Pochi investimenti su persone e conoscenza Ecco il vero freno a una ripresa sostenibile
Quello che conta veramente — stabilisce l’analisi basata su nuovi sistemi di misurazione — è avere in essere le condizioni affinché si mobiliti una quantità elevata di cosiddetto «capitale di innovazione»: tra il 1995 e il 2007, infatti, esso è stato responsabile del 53% della crescita della produttività del lavoro nei 16 Paesi presi in considerazione dallo studio. Il problema dell’Italia è che questo innovation capital ha pesato, dal 1995 in poi, solo per il 25% del prodotto interno lordo: poco più del 23% della Russia ma meno di tutti gli altri Paesi, per esempio la Germania con il 34%, la Francia con il 35, la Gran Bretagna con il 40, gli Stati Uniti con il 51%. «L’Italia è un Paese che non investe nel futuro», sostiene Leonardo Totaro, managing director di McKinsey per i Paesi del Mediterraneo. Per colmare il differenziale, occorrono riforme profonde.
Sono tre le grandi aree che vanno a comporre il capitale di innovazione. Quello fisico che rappresenta il 16% del complesso degli investimenti in innovazione: si tratta di denaro pubblico e privato destinato a infrastrutture di alta tecnologia. Il capitale di conoscenza, che pesa per il 60% del totale: ricerca e sviluppo, software e database, esplorazioni minerarie, intrattenimento, architettura e design, ricerca in pubblicità e marketing, innovazione finanziaria, venture capital. Infine, il capitale umano, pari al 24% dell’innovazione: istruzione universitaria, training e formazione d’impresa, investimenti per migliorare le organizzazioni. Questo complesso di denaro destinato all’innovazione e all’economia intangibile ha una dimensione di 14 mila miliardi di dollari nei 16 Paesi analizzati: è il 42% dei loro Pil e dal 1995 è cresciuto del 4,6% l’anno. Dei tre tipi di capitale di innovazione, quello che dà i ritorni maggiori — le imprese italiane farebbero bene a prenderne nota — è il terzo, il capitale umano: un ritorno del 40% superiore a quello del capitale di conoscenza.

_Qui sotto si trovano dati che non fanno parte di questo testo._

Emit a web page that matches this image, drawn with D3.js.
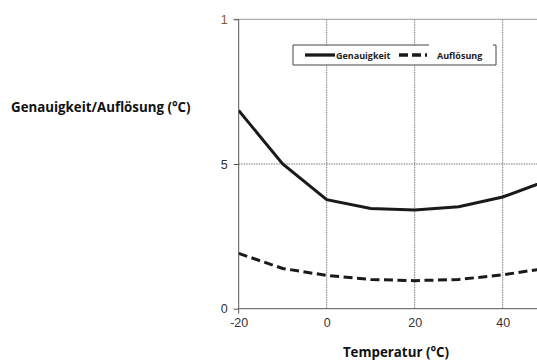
<!DOCTYPE html>
<html>
<head>
<meta charset="utf-8">
<script src="https://cdn.jsdelivr.net/npm/d3@7"></script>
<style>
  body { margin: 0; background: #fff; }
  svg { display: block; }
</style>
</head>
<body>
<svg width="537" height="360"></svg>
<script>
const temps = [-20, -10, 0, 10, 20, 30, 40, 50]
const genauigkeit = [6.85, 5.0, 3.77, 3.46, 3.41, 3.52, 3.86, 4.42]
const aufloesung = [1.91, 1.39, 1.15, 1.01, 0.97, 1.01, 1.17, 1.40]
const xTicks = [-20, 0, 20, 40]
const yTicks = [0, 5, 10]
const yTickLabels = ["0", "5", "1"]

const svg = d3.select("svg")
const width = +svg.attr("width")
const height = +svg.attr("height")

const margin = {top: 19.3, left: 238.7}
const xScale = d3.scaleLinear().domain([-20, 50]).range([margin.left, margin.left + 70 * 4.4])
const yScale = d3.scaleLinear().domain([0, 10]).range([308.7, 19.3])

const g = svg.append("g")

// grid
g.selectAll(".vgrid").data(xTicks.filter(d => d > -20))
  .enter().append("line")
  .attr("x1", d => xScale(d)).attr("x2", d => xScale(d))
  .attr("y1", yScale(10)).attr("y2", yScale(0))
  .attr("stroke", "#777").attr("stroke-width", 1)
  .attr("stroke-dasharray", "1.5,1")

g.append("line")
  .attr("x1", xScale(-20)).attr("x2", width)
  .attr("y1", yScale(5)).attr("y2", yScale(5))
  .attr("stroke", "#777").attr("stroke-dasharray", "1.5,1")

g.append("line")
  .attr("x1", xScale(-20) - 5).attr("x2", width)
  .attr("y1", yScale(10)).attr("y2", yScale(10))
  .attr("stroke", "#999")

// axes
const yAxis = d3.axisLeft(yScale).tickValues(yTicks)
  .tickFormat((d, i) => yTickLabels[i]).tickSize(5).tickPadding(6)
const yAxisG = g.append("g")
  .attr("transform", `translate(${xScale(-20)},0)`)
  .call(yAxis)
yAxisG.select(".domain").remove()
yAxisG.append("line")
  .attr("x1", 0).attr("x2", 0)
  .attr("y1", yScale(10)).attr("y2", yScale(0) + 5)
  .attr("stroke", "#555")
yAxisG.selectAll(".tick line").attr("stroke", "#555")
yAxisG.selectAll("text")
  .attr("font-family", "Liberation Sans, Arial, sans-serif")
  .attr("font-size", 12.5).attr("fill", "#333")
yAxisG.selectAll(".tick").filter(d => d === 10).select("text").attr("fill", "#8a5a2a")

const xAxis = d3.axisBottom(xScale).tickValues(xTicks)
  .tickFormat(d => String(d)).tickSize(0).tickPadding(9)
const xAxisG = g.append("g")
  .attr("transform", `translate(0,${yScale(0)})`)
  .call(xAxis)
xAxisG.select(".domain").remove()
xAxisG.append("line")
  .attr("x1", xScale(-20)).attr("x2", width)
  .attr("y1", 0).attr("y2", 0)
  .attr("stroke", "#555")
xAxisG.selectAll("text")
  .attr("font-family", "Liberation Sans, Arial, sans-serif")
  .attr("font-size", 12.5).attr("fill", "#333")

// lines
const line = d3.line().x(d => xScale(d[0])).y(d => yScale(d[1]))
const clip = svg.append("clipPath").attr("id", "clip")
  .append("rect").attr("x", xScale(-20)).attr("y", 0)
  .attr("width", width - xScale(-20)).attr("height", height)

g.append("path")
  .datum(temps.map((t, i) => [t, genauigkeit[i]]))
  .attr("d", line).attr("fill", "none")
  .attr("stroke", "#1a1a1a").attr("stroke-width", 3)
  .attr("clip-path", "url(#clip)")

g.append("path")
  .datum(temps.map((t, i) => [t, aufloesung[i]]))
  .attr("d", line).attr("fill", "none")
  .attr("stroke", "#1a1a1a").attr("stroke-width", 3)
  .attr("stroke-dasharray", "9,4.5")
  .attr("clip-path", "url(#clip)")

// legend
const lg = svg.append("g")
const lx0 = 293, lx1 = 496, ly0 = 45, ly1 = 65
lg.append("rect").attr("x", lx0).attr("y", ly0)
  .attr("width", lx1 - lx0).attr("height", ly1 - ly0).attr("fill", "#fff").attr("stroke", "none")
lg.append("path")
  .attr("d", `M${lx0},${ly0}V${ly1}H${lx1}V${ly0}H${lx1 - 3}M${lx0},${ly0}H429`)
  .attr("fill", "none").attr("stroke", "#444").attr("stroke-width", 1)
lg.append("line").attr("x1", 305).attr("x2", 335).attr("y1", 55).attr("y2", 55)
  .attr("stroke", "#1a1a1a").attr("stroke-width", 3.3)
lg.append("text").attr("x", 336).attr("y", 58.5).text("Genauigkeit")
  .attr("font-family", "Open Sans, sans-serif").attr("font-weight", "bold")
  .attr("font-size", 9).attr("fill", "#222")
lg.append("line").attr("x1", 399).attr("x2", 427).attr("y1", 55).attr("y2", 55)
  .attr("stroke", "#1a1a1a").attr("stroke-width", 3.3).attr("stroke-dasharray", "9,4")
lg.append("text").attr("x", 437).attr("y", 58.5).text("Auflösung")
  .attr("font-family", "Open Sans, sans-serif").attr("font-weight", "bold")
  .attr("font-size", 9).attr("fill", "#222")

// axis titles
svg.append("text").attr("x", 11).attr("y", 112)
  .text("Genauigkeit/Auflösung (°C)")
  .attr("font-family", "Open Sans, sans-serif").attr("font-weight", "bold")
  .attr("font-size", 13.3).attr("fill", "#111")

svg.append("text").attr("x", 396).attr("y", 356.5)
  .attr("text-anchor", "middle")
  .text("Temperatur (°C)")
  .attr("font-family", "Open Sans, sans-serif").attr("font-weight", "bold")
  .attr("font-size", 13.3).attr("fill", "#111")
</script>
</body>
</html>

«Gran parte delle politiche attuali — dice Totaro — è pensata per un mondo in cui il capitale fisico è preponderante. In realtà, nelle economie moderne è cresciuto in misura esponenziale il ruolo degli attivi intangibili. Sono queste le aree di crescita ed è in questa direzione che vanno redistribuite le risorse». Serve creare le condizioni affinché i capitali vadano verso quei settori e business dove l’economia «ha il turbo» e corre. «Le scommesse — sostiene il capo italiano della McKinsey — si fanno su settori, prodotti e geografie che crescono: è più importante questo che essere bravi in un settore che non cresce». L’avere investito poco in innovation capital ha significato per l’Italia aumentare la produttività dello 0,5% l’anno tra il 1995 e il 2007, contro l’1,7% della Germania, l’1,8% della Francia, il 2,8% di Gran Bretagna e Stati Uniti. I gap maggiori — dice la ricerca — sono la scarsa digitalizzazione del Paese, l’insufficiente istruzione di qualità e il basso investimento in ricerca e sviluppo dovuto in buona misura alle scarse dimensioni delle imprese italiane. «Alla nostra economia — commenta Totaro — non serve si diano pesci, occorre insegnarle a pescare, metterla in condizioni di fare ricerca». Secondo McKinsey, dunque, l’Italia dovrebbe avviare riforme radicali ma non impossibili. Abbattere le barriere agli investimenti, aumentare gli incentivi alla ricerca, creare sistemi di protezione dei diritti di proprietà intellettuale per dare efficienza e garanzie ai brevetti. Poi, incoraggiare l’imprenditorialità semplificando la burocrazia e facilitando l’accesso al capitale; favorire la diffusione dei talenti attraverso la mobilità lavorativa, l’omogeneizzazione delle normative sul lavoro e il bilanciamento delle competenze tra domanda e offerta; favorire la collaborazione tra imprese, università, amministrazione pubblica. Lo Stato, infine, può svolgere un ruolo importante adottando tecnologie avanzate alle quali il settore privato dovrebbe poi adeguarsi. Il denaro a pioggia è sprecato.